Under current rules, family businesses and farms can be passed down to younger generations, on death without an IHT charge. However, Rachel Reeves has announced that APR and BPR will be reformed from April 2026. The 100% rate of relief for APR and BPR assets will be limited to the first £1m of property eligible for either relief, with the balance qualifying for only 50% relief. We are told that a technical consultation will follow early next year with legislation to be included in a future Finance Bill. We must therefore await the outcome of this consultation for further details on the reforms, but now is still the time to start to consider family and succession planning where possible.

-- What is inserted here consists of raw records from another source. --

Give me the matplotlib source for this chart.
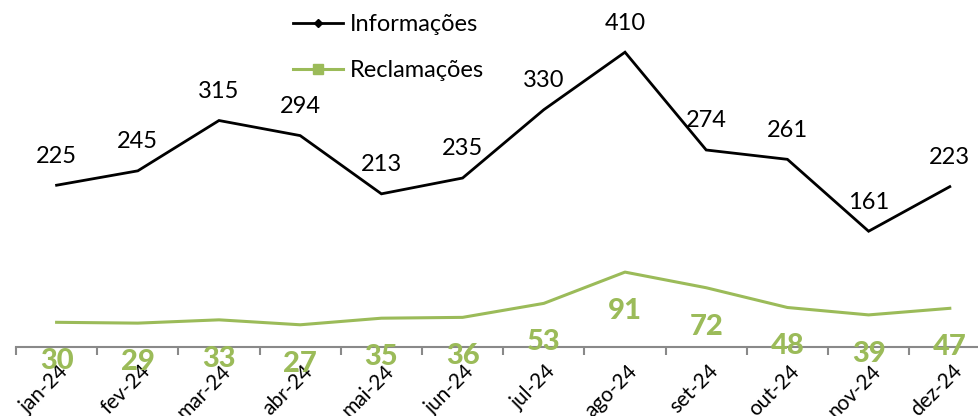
import matplotlib
matplotlib.use("Agg")
import matplotlib.pyplot as plt
from matplotlib.lines import Line2D
import matplotlib.transforms as mtrans
import numpy as np

plt.rcParams['font.family'] = ['Lato', 'DejaVu Sans']

meses = ["jan-24", "fev-24", "mar-24", "abr-24", "mai-24", "jun-24",
         "jul-24", "ago-24", "set-24", "out-24", "nov-24", "dez-24"]
informacoes = [225, 245, 315, 294, 213, 235, 330, 410, 274, 261, 161, 223]
reclamacoes = [30, 29, 33, 27, 35, 36, 53, 91, 72, 48, 39, 47]

preto = "#000000"
verde = "#9BBB59"
cinza = "#898989"

fig = plt.figure(figsize=(9.79, 4.16), dpi=100)
ax = fig.add_axes([16 / 979, 69 / 416, 974.4 / 979, 347 / 416])
ax2 = ax.twinx()

x = np.arange(len(meses))

ax.plot(x, informacoes, color=preto, lw=2, solid_joinstyle='miter')
ax2.plot(x, reclamacoes, color=verde, lw=2.2)

ax.set_xlim(-0.5, 11.5)
ax.set_ylim(0, 482.6)
ax2.set_ylim(0, 421.6)

for xi, v in zip(x, informacoes):
    ax.annotate(str(v), (xi, v), xytext=(0, 21), textcoords='offset points',
                ha='center', va='center', fontsize=17, color=preto)
for xi, v in zip(x, reclamacoes):
    ax2.annotate(str(v), (xi, v), xytext=(0, -28), textcoords='offset points',
                 ha='center', va='center', fontsize=21, fontweight='black',
                 color=verde, zorder=5)

# axis styling
for a in (ax, ax2):
    for s in ('top', 'right', 'left'):
        a.spines[s].set_visible(False)
    a.patch.set_visible(False)
ax2.spines['bottom'].set_visible(False)
ax.spines['bottom'].set_color(cinza)
ax.spines['bottom'].set_linewidth(1.5)
ax.set_yticks([])
ax2.set_yticks([])

ax.set_xticks(x)
ax.set_xticklabels(meses, rotation=45, ha='right', rotation_mode='anchor',
                   fontsize=15)
ax.tick_params(axis='x', which='major', length=0, pad=10)
ax.set_xticks(np.arange(-0.5, 12, 1), minor=True)
ax.tick_params(axis='x', which='minor', length=6, width=1.5, color=cinza)
shift = mtrans.ScaledTranslation(2 / 100, 0, fig.dpi_scale_trans)
for lbl in ax.get_xticklabels():
    lbl.set_transform(lbl.get_transform() + shift)

handles = [
    Line2D([], [], color=preto, lw=2, marker='D', markersize=4),
    Line2D([], [], color=verde, lw=2.2, marker='s', markersize=7),
]
ax.legend(handles, ["Informações", "Reclamações"], loc='upper left',
          bbox_to_anchor=(293 / 979, 1 - 14 / 416), bbox_transform=fig.transFigure,
          frameon=False, fontsize=17, handlelength=2.1, handletextpad=0.3,
          labelspacing=1.05, borderpad=0, borderaxespad=0)

fig.savefig("out.png", dpi=100)
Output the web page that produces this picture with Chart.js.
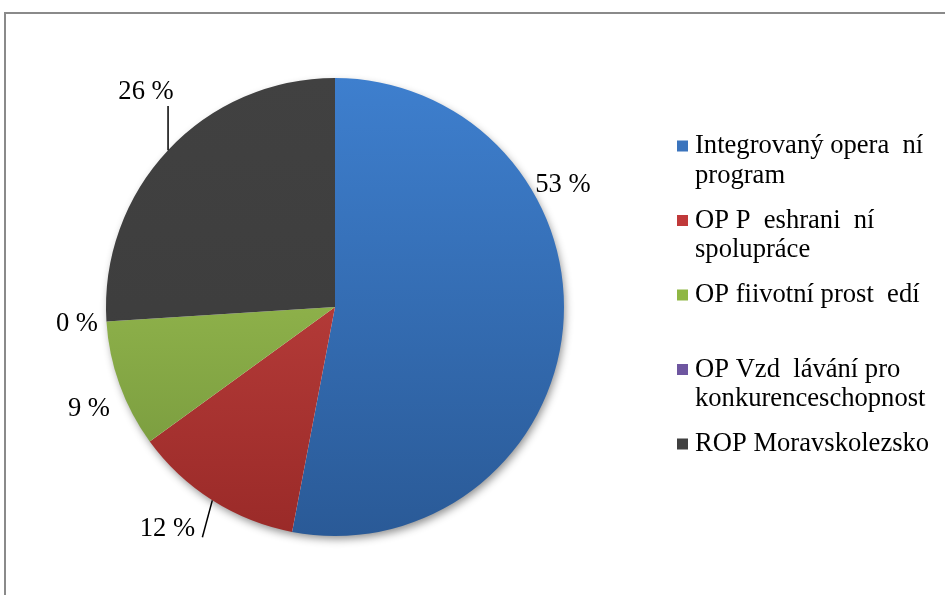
<!DOCTYPE html>
<html>
<head>
<meta charset="utf-8">
<script src="https://cdn.jsdelivr.net/npm/chart.js@4.4.1/dist/chart.umd.min.js"></script>
<style>
html,body{margin:0;padding:0;background:#fff;}
#wrap{position:relative;width:945px;height:595px;overflow:hidden;}
canvas{display:block;}
</style>
</head>
<body>
<div id="wrap"><canvas id="c" width="945" height="595"></canvas></div>
<script>
// ---- data ----
const categories = [
  ["Integrovaný opera  ní", "program"],
  ["OP P  eshrani  ní", "spolupráce"],
  ["OP fiivotní prost  edí"],
  ["OP Vzd  lávání pro", "konkurenceschopnost"],
  ["ROP Moravskolezsko"]
];
const shares = [53, 12, 9, 0, 26];
const valueLabels = ["53 %", "12 %", "9 %", "0 %", "26 %"];

// ---- styles ----
const gradTop = ["#3e7fce", "#cc4a47", "#a9cd59", "#8064a2", "#414141"];
const gradBottom = ["#2a5a97", "#9a2a28", "#71933a", "#5f4a80", "#3b3b3b"];
const legendColors = ["#3b74bd", "#c0393a", "#8fb744", "#6e56a0", "#404040"];
// label placement hints: fraction along slice, radial factor, leader offset (relative to label centre)
const labelPlace = [
  {f:0.323, r:1.131},
  {f:0.61, r:1.212, lead:[35, 9]},
  {f:0.42, r:1.162},
  {f:0.5, r:1.129},
  {f:0.56, r:1.253, lead:[22, 15]}
];

const FONT = '26.6px "Liberation Serif", "Times New Roman", serif';

const framePlugin = {
  id: 'frame',
  beforeDraw(chart) {
    const ctx = chart.ctx;
    ctx.save();
    ctx.fillStyle = '#fff';
    ctx.fillRect(0, 0, chart.width, chart.height);
    ctx.strokeStyle = '#8a8a8a';
    ctx.lineWidth = 2;
    ctx.beginPath();
    ctx.moveTo(5, 595);
    ctx.lineTo(5, 13);
    ctx.lineTo(945, 13);
    ctx.stroke();
    ctx.restore();
  }
};

const shadowPlugin = {
  id: 'pieShadow',
  beforeDatasetsDraw(chart) {
    const arc = chart.getDatasetMeta(0).data[0];
    if (!arc) return;
    const ctx = chart.ctx;
    ctx.save();
    ctx.shadowColor = 'rgba(0,0,0,0.45)';
    ctx.shadowBlur = 9;
    ctx.shadowOffsetX = 2;
    ctx.shadowOffsetY = 4;
    ctx.fillStyle = '#fff';
    ctx.beginPath();
    ctx.arc(arc.x, arc.y, arc.outerRadius - 1, 0, Math.PI * 2);
    ctx.fill();
    ctx.restore();
  }
};

const labelPlugin = {
  id: 'valueLabels',
  afterDatasetsDraw(chart) {
    const ctx = chart.ctx;
    const meta = chart.getDatasetMeta(0);
    ctx.save();
    ctx.font = FONT;
    ctx.fillStyle = '#000';
    ctx.textAlign = 'center';
    ctx.textBaseline = 'middle';
    meta.data.forEach((arc, i) => {
      const p = labelPlace[i];
      const a = arc.startAngle + p.f * (arc.endAngle - arc.startAngle);
      const R = arc.outerRadius;
      const lx = arc.x + Math.cos(a) * R * p.r;
      const ly = arc.y + Math.sin(a) * R * p.r;
      ctx.fillText(valueLabels[i], lx, ly + 1);
      if (p.lead) {
        const mid = (arc.startAngle + arc.endAngle) / 2;
        const ex = arc.x + Math.cos(mid) * R;
        const ey = arc.y + Math.sin(mid) * R;
        ctx.strokeStyle = '#000';
        ctx.lineWidth = 1.5;
        ctx.beginPath();
        ctx.moveTo(lx + p.lead[0], ly + p.lead[1]);
        ctx.lineTo(ex, ey);
        ctx.stroke();
      }
    });
    ctx.restore();
  }
};

const legendPlugin = {
  id: 'sideLegend',
  afterDraw(chart) {
    const ctx = chart.ctx;
    ctx.save();
    ctx.font = FONT;
    ctx.fillStyle = '#000';
    ctx.textAlign = 'left';
    ctx.textBaseline = 'alphabetic';
    const x0 = 677, tx = 695, y0 = 153, slot = 74.5, lh = 29.5, box = 11;
    chart.data.labels.forEach((lab, i) => {
      const by = y0 + i * slot;
      ctx.fillStyle = legendColors[i];
      ctx.fillRect(x0, by - box - 1.5, box, box);
      ctx.fillStyle = '#000';
      lab.forEach((line, k) => ctx.fillText(line, tx, by + k * lh));
    });
    ctx.restore();
  }
};

function grad(ctx, i) {
  const area = ctx.chart.chartArea;
  if (!area) return gradTop[i];
  const g = ctx.chart.ctx.createLinearGradient(0, area.top, 0, area.bottom);
  g.addColorStop(0, gradTop[i]);
  g.addColorStop(1, gradBottom[i]);
  return g;
}

new Chart(document.getElementById('c'), {
  type: 'pie',
  data: {
    labels: categories,
    datasets: [{
      data: shares,
      backgroundColor: (ctx) => grad(ctx, ctx.dataIndex),
      borderWidth: 0
    }]
  },
  options: {
    responsive: false,
    animation: false,
    layout: { padding: { left: 106, right: 381, top: 78, bottom: 59 } },
    plugins: { legend: { display: false }, tooltip: { enabled: false } }
  },
  plugins: [framePlugin, shadowPlugin, labelPlugin, legendPlugin]
});
</script>
</body>
</html>
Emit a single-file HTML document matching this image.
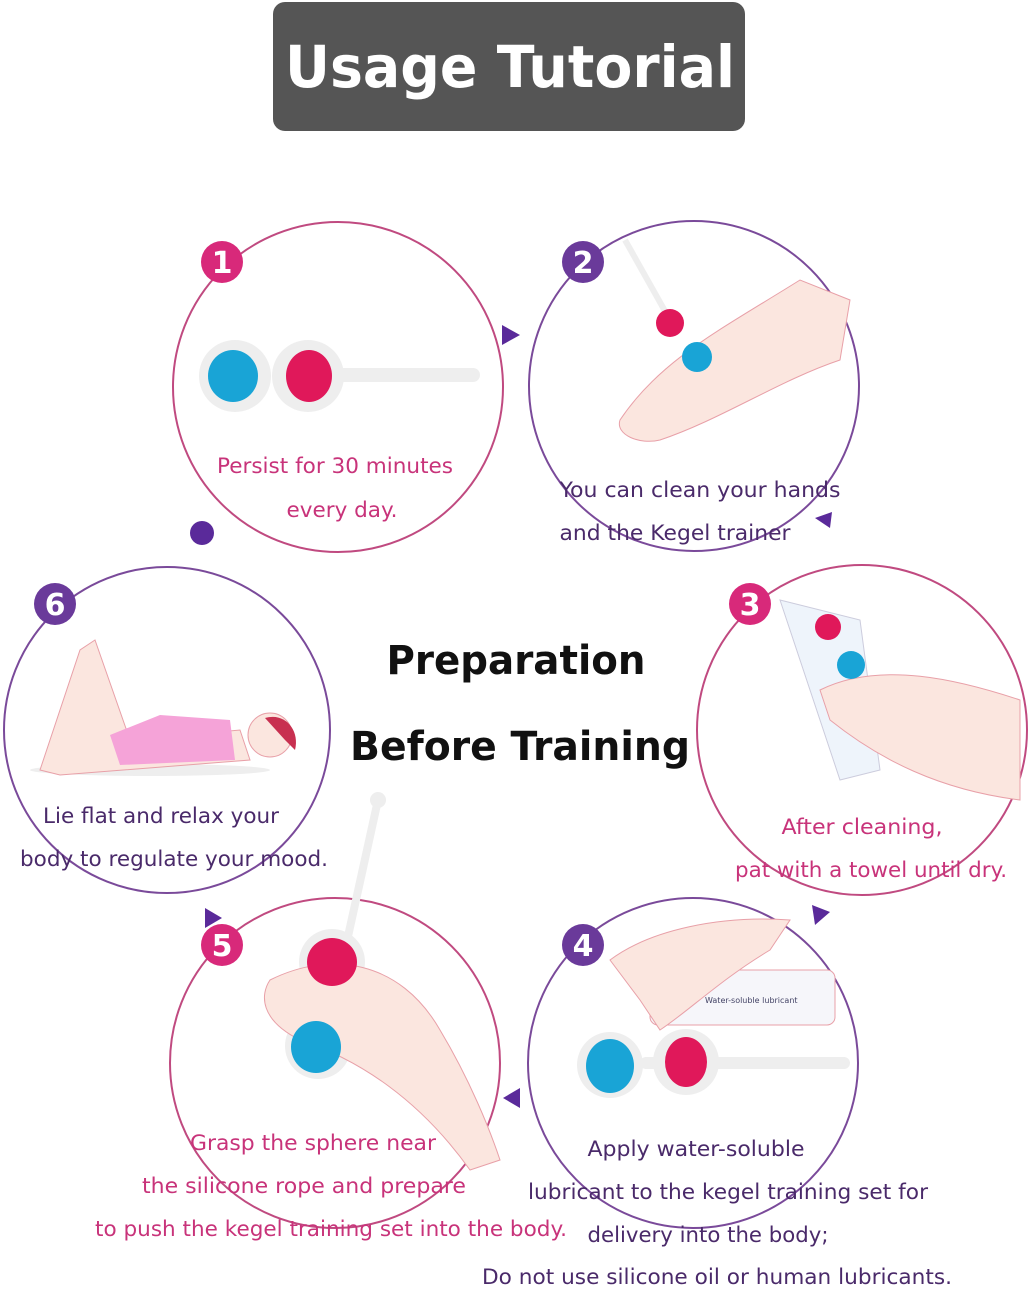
<!DOCTYPE html>
<html><head><meta charset="utf-8"><style>
html,body{margin:0;padding:0;background:#fff;}
svg text{font-family:"DejaVu Sans","Liberation Sans",sans-serif;}
</style></head><body>
<svg width="1030" height="1287" viewBox="0 0 1030 1287" xmlns="http://www.w3.org/2000/svg">
<rect x="273" y="2" width="472" height="129" rx="12" fill="#555"/>
<text x="510" y="87" text-anchor="middle" font-size="58" font-weight="bold" fill="#fff" textLength="450" lengthAdjust="spacingAndGlyphs">Usage Tutorial</text>

<g fill="none" stroke-width="2">
<circle cx="338" cy="387" r="165" stroke="#c04a80"/>
<circle cx="694" cy="386" r="165" stroke="#7a4a9a"/>
<circle cx="862" cy="730" r="165" stroke="#c04a80"/>
<circle cx="693" cy="1063" r="165" stroke="#7a4a9a"/>
<circle cx="335" cy="1063" r="165" stroke="#c04a80"/>
<circle cx="167" cy="730" r="163" stroke="#7a4a9a"/>
</g>
<g fill="#5a2a9a">
<polygon points="502,325 502,345 520,335"/>
<polygon points="815,518 832,512 830,528"/>
<polygon points="812,905 830,912 815,925"/>
<polygon points="520,1088 520,1108 503,1098"/>
<polygon points="205,908 222,918 205,928"/>
<circle cx="202" cy="533" r="12"/>
</g>

<g font-size="30" font-weight="bold" fill="#fff" text-anchor="middle">
<circle cx="222" cy="262" r="21" fill="#d8297a"/><text x="222" y="273">1</text>
<circle cx="583" cy="262" r="21" fill="#6a3a9a"/><text x="583" y="273">2</text>
<circle cx="750" cy="604" r="21" fill="#d8297a"/><text x="750" y="615">3</text>
<circle cx="583" cy="945" r="21" fill="#6a3a9a"/><text x="583" y="956">4</text>
<circle cx="222" cy="945" r="21" fill="#d8297a"/><text x="222" y="956">5</text>
<circle cx="55" cy="604" r="21" fill="#6a3a9a"/><text x="55" y="615">6</text>
</g>

<g>
<rect x="300" y="368" width="180" height="14" rx="7" fill="#eee"/>
<circle cx="235" cy="376" r="36" fill="#eee"/><circle cx="308" cy="376" r="36" fill="#eee"/>
<ellipse cx="233" cy="376" rx="25" ry="26" fill="#19a4d6"/>
<ellipse cx="309" cy="376" rx="23" ry="26" fill="#e0185a"/>
</g>
<g>
<path d="M620,420 C660,360 720,330 800,280 L850,300 L840,360 C780,380 720,420 660,440 C640,445 615,435 620,420Z" fill="#fbe6df" stroke="#e8a0a8"/>
<line x1="625" y1="240" x2="670" y2="320" stroke="#eee" stroke-width="6"/>
<circle cx="670" cy="323" r="14" fill="#e0185a"/>
<circle cx="697" cy="357" r="15" fill="#19a4d6"/>
</g>
<g>
<path d="M780,600 L860,620 L880,770 L840,780 Z" fill="#eef4fb" stroke="#ccd"/>
<path d="M820,690 C880,660 960,680 1020,700 L1020,800 C940,790 880,760 830,720Z" fill="#fbe6df" stroke="#e8a0a8"/>
<circle cx="828" cy="627" r="13" fill="#e0185a"/>
<circle cx="851" cy="665" r="14" fill="#19a4d6"/>
</g>
<g>
<rect x="650" y="970" width="185" height="55" rx="8" fill="#f6f6fa" stroke="#e8a0a8"/>
<text x="705" y="1003" font-size="8" fill="#446">Water-soluble lubricant</text>
<path d="M610,960 C650,930 720,915 790,920 L770,950 C720,980 690,1010 660,1030 L640,1000Z" fill="#fbe6df" stroke="#e8a0a8"/>
<rect x="640" y="1057" width="210" height="12" rx="6" fill="#eee"/>
<circle cx="610" cy="1065" r="33" fill="#eee"/><circle cx="686" cy="1062" r="33" fill="#eee"/>
<ellipse cx="610" cy="1066" rx="24" ry="27" fill="#19a4d6"/>
<ellipse cx="686" cy="1062" rx="21" ry="25" fill="#e0185a"/>
</g>
<g>
<line x1="378" y1="800" x2="345" y2="950" stroke="#eee" stroke-width="8"/>
<circle cx="378" cy="800" r="8" fill="#eee"/>
<circle cx="332" cy="962" r="33" fill="#eee"/><circle cx="318" cy="1046" r="33" fill="#eee"/>
<path d="M270,980 C330,950 400,960 440,1030 C470,1080 490,1130 500,1160 L470,1170 C420,1100 360,1060 300,1040 C260,1020 260,995 270,980Z" fill="#fbe6df" stroke="#e8a0a8"/>
<ellipse cx="332" cy="962" rx="25" ry="24" fill="#e0185a"/>
<ellipse cx="316" cy="1047" rx="25" ry="26" fill="#19a4d6"/>
</g>
<g>
<ellipse cx="150" cy="770" rx="120" ry="6" fill="#eee"/>
<path d="M40,770 L80,650 L95,640 L130,740 L240,730 L250,760 L60,775Z" fill="#fbe6df" stroke="#e8a0a8"/>
<path d="M110,735 L160,715 L230,720 L235,760 L120,765Z" fill="#f5a3d8"/>
<circle cx="270" cy="735" r="22" fill="#fbe6df" stroke="#e8a0a8"/>
<path d="M265,718 C285,712 300,730 295,750 L285,740Z" fill="#c83050"/>
</g>

<text x="516" y="674" text-anchor="middle" font-size="40" font-weight="bold" fill="#111" textLength="259" lengthAdjust="spacingAndGlyphs">Preparation</text>
<text x="520" y="760" text-anchor="middle" font-size="40" font-weight="bold" fill="#111" textLength="340" lengthAdjust="spacingAndGlyphs">Before Training</text>

<g font-size="21" text-anchor="middle">
<text x="335" y="473" fill="#c8337a" textLength="236" lengthAdjust="spacingAndGlyphs">Persist for 30 minutes</text>
<text x="342" y="517" fill="#c8337a" textLength="111" lengthAdjust="spacingAndGlyphs">every day.</text>
<text x="700" y="497" fill="#4a2a6a" textLength="281" lengthAdjust="spacingAndGlyphs">You can clean your hands</text>
<text x="675" y="540" fill="#4a2a6a" textLength="231" lengthAdjust="spacingAndGlyphs">and the Kegel trainer</text>
<text x="862" y="834" fill="#c8337a" textLength="161" lengthAdjust="spacingAndGlyphs">After cleaning,</text>
<text x="871" y="877" fill="#c8337a" textLength="272" lengthAdjust="spacingAndGlyphs">pat with a towel until dry.</text>
<text x="161" y="823" fill="#4a2a6a" textLength="236" lengthAdjust="spacingAndGlyphs">Lie flat and relax your</text>
<text x="174" y="866" fill="#4a2a6a" textLength="308" lengthAdjust="spacingAndGlyphs">body to regulate your mood.</text>
<text x="696" y="1156" fill="#4a2a6a" textLength="217" lengthAdjust="spacingAndGlyphs">Apply water-soluble</text>
<text x="728" y="1199" fill="#4a2a6a" textLength="400" lengthAdjust="spacingAndGlyphs">lubricant to the kegel training set for</text>
<text x="708" y="1242" fill="#4a2a6a" textLength="241" lengthAdjust="spacingAndGlyphs">delivery into the body;</text>
<text x="717" y="1284" fill="#4a2a6a" textLength="470" lengthAdjust="spacingAndGlyphs">Do not use silicone oil or human lubricants.</text>
<text x="313" y="1150" fill="#c8337a" textLength="246" lengthAdjust="spacingAndGlyphs">Grasp the sphere near</text>
<text x="304" y="1193" fill="#c8337a" textLength="324" lengthAdjust="spacingAndGlyphs">the silicone rope and prepare</text>
<text x="331" y="1236" fill="#c8337a" textLength="472" lengthAdjust="spacingAndGlyphs">to push the kegel training set into the body.</text>
</g>
</svg>
</body></html>
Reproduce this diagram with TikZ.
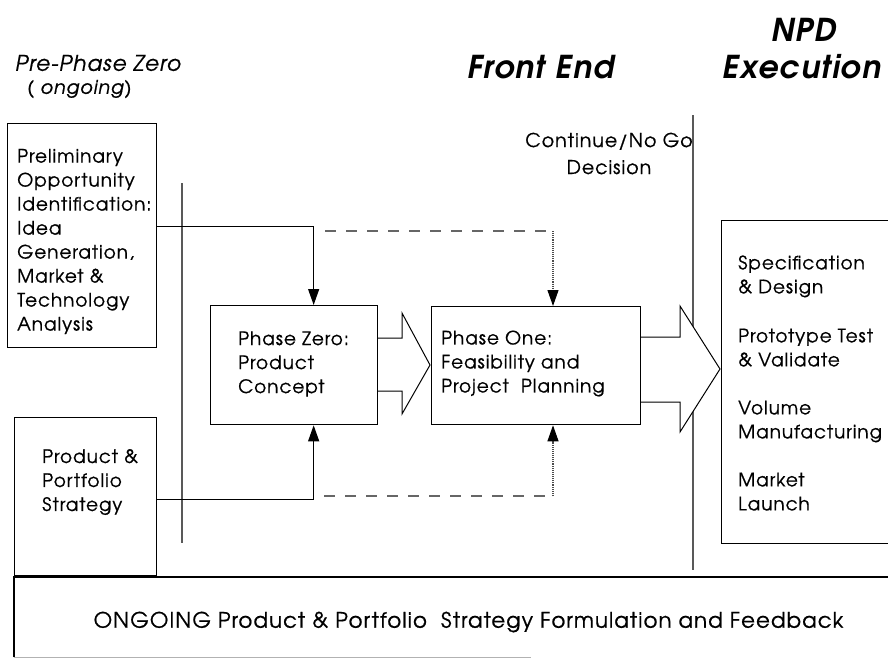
\documentclass[tikz,border=0pt]{standalone}
\usepackage{fontspec}
\setmainfont{TeX Gyre Adventor}[LetterSpace=4]
\newfontfamily\gth{TeX Gyre Adventor}[FakeBold=0.7, LetterSpace=5]
\usetikzlibrary{arrows.meta,calc}
\begin{document}
\begin{tikzpicture}[x=1pt,y=-1pt,
  box/.style={draw, line width=1.3pt, inner sep=0pt, anchor=north west},
  txt/.style={align=left, inner sep=0pt, anchor=west, font=\gth\fontsize{18.5}{24}\selectfont},
  conn/.style={line width=1.2pt, -{Triangle[length=16pt,width=11pt]}},
  dashln/.style={line width=1.1pt, gray!80!black, dash pattern=on 11pt off 10pt},
  dotln/.style={line width=1.1pt, gray!60!black, densely dotted, -{Triangle[length=16pt,width=11pt,color=black]}},
  blk/.style={line width=1pt, fill=white, line join=miter},
  vline/.style={line width=1.1pt, gray!70!black}]
\useasboundingbox (0,0) rectangle (888,659);

% headings
\node[inner sep=0pt, anchor=west, font=\gth\fontsize{21.5}{24}\selectfont\itshape] (hpre) at (15,63) {Pre-Phase Zero};
\node[inner sep=0pt, anchor=west, font=\gth\fontsize{19}{24}\selectfont\itshape] (hong) at (27,89) {( ongoing)};
\node[inner sep=0pt, font=\fontsize{31.5}{34}\selectfont\bfseries\itshape] (hfront) at (541,67) {Front End};
\node[inner sep=0pt, font=\fontsize{31.5}{34}\selectfont\bfseries\itshape] (hnpd) at (804,30) {NPD};
\node[inner sep=0pt, font=\fontsize{31.5}{34}\selectfont\bfseries\itshape] (hexe) at (802,67) {Execution};
\node[inner sep=0pt, align=center, font=\gth\fontsize{19}{27}\selectfont] (cont) at (609,153.5) {Continue/No Go\\Decision};

% vertical divider lines
\coordinate (v1a) at (182,183); \coordinate (v1b) at (182,543);
\coordinate (v2a) at (693,115); \coordinate (v2b) at (693,570);
\draw[vline] (v1a) -- (v1b);
\draw[vline] (v2a) -- (v2b);

% block arrows
\draw[blk] (377,338) -- (402,338) -- (402,313) -- (430,365) -- (402,414) -- (402,391) -- (377,391);
\draw[blk] (640,337) -- (680,337) -- (680,306) -- (720,369) -- (680,432) -- (680,402) -- (640,402);

% boxes
\node[box, minimum width=149pt, minimum height=224pt] (prelim) at (7,123) {};
\node[box, minimum width=142pt, minimum height=158pt] (prod) at (14,417) {};
\node[box, minimum width=167pt, minimum height=119pt] (p0) at (210,305) {};
\node[box, minimum width=209pt, minimum height=118pt] (p1) at (431,306) {};
\node[box, minimum width=175pt, minimum height=323pt] (npd) at (721,220) {};

% box texts
\node[txt] (tprelim) at (17,241.5) {Preliminary\\Opportunity\\Identification:\\Idea\\Generation,\\Market \&\\Technology\\Analysis};
\node[txt] (tprod) at (42,482) {Product \&\\Portfolio\\Strategy};
\node[txt] (tp0) at (238,364) {Phase Zero:\\Product\\Concept};
\node[txt] (tp1) at (441,363.5) {Phase One:\\Feasibility and\\Project\ \ Planning};
\node[txt] (tnpd) at (738,383) {Specification\\\& Design\\[25pt]Prototype Test\\\& Validate\\[24pt]Volume\\Manufacturing\\[24pt]Market\\Launch};

% connectors
\draw[conn] ([yshift=9pt]prelim.east) -| ([xshift=19.5pt]p0.north);
\draw[conn] ([yshift=-3pt]prod.east) -| ([xshift=19.5pt]p0.south);
\coordinate (d1) at (325,231);
\coordinate (d2) at (324,496);
\draw[dashln] (d1) -- ++(228,0) coordinate (d1c);
\draw[dotln] (d1c) -- (d1c |- p1.north);
\draw[dashln] (d2) -- ++(229,0) coordinate (d2c);
\draw[dotln] (d2c) -- (d2c |- p1.south);

% bottom band
\node[inner sep=0pt, minimum width=878pt, minimum height=80pt, anchor=north west] (band) at (14,577) {};
\draw[line width=1.3pt] (band.south west) -- (band.north west) -- (band.north east);
\draw[line width=0.8pt, gray!60] (band.south west) -- ++(517,0);
\node[inner sep=0pt, font=\gth\fontsize{21.3}{24}\selectfont] (tband) at (468.5,622) {ONGOING Product \& Portfolio\ \ Strategy Formulation and Feedback};
\end{tikzpicture}
\end{document}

The proposed changes are likely to see older generations who are still operating and owning their businesses, reconsidering their whole IHT and succession strategy, with a view to passing assets down the family bloodline much earlier during their lifetime, as opposed to waiting until death for their wealth to pass on. If this course of action is not considered, then alternative protective solutions, such as insuring against the increased IHT exposure, should be considered, at the very least. A variety and potential mix of IHT planning measures to ensure that the business can continue in succession and with minimal interruption is likely to be required in due course. In addition, this move may encourage business owners to look for a potential exit during their lifetime but, in any event, IHT and estate planning is now more important than ever, due to increased exposure.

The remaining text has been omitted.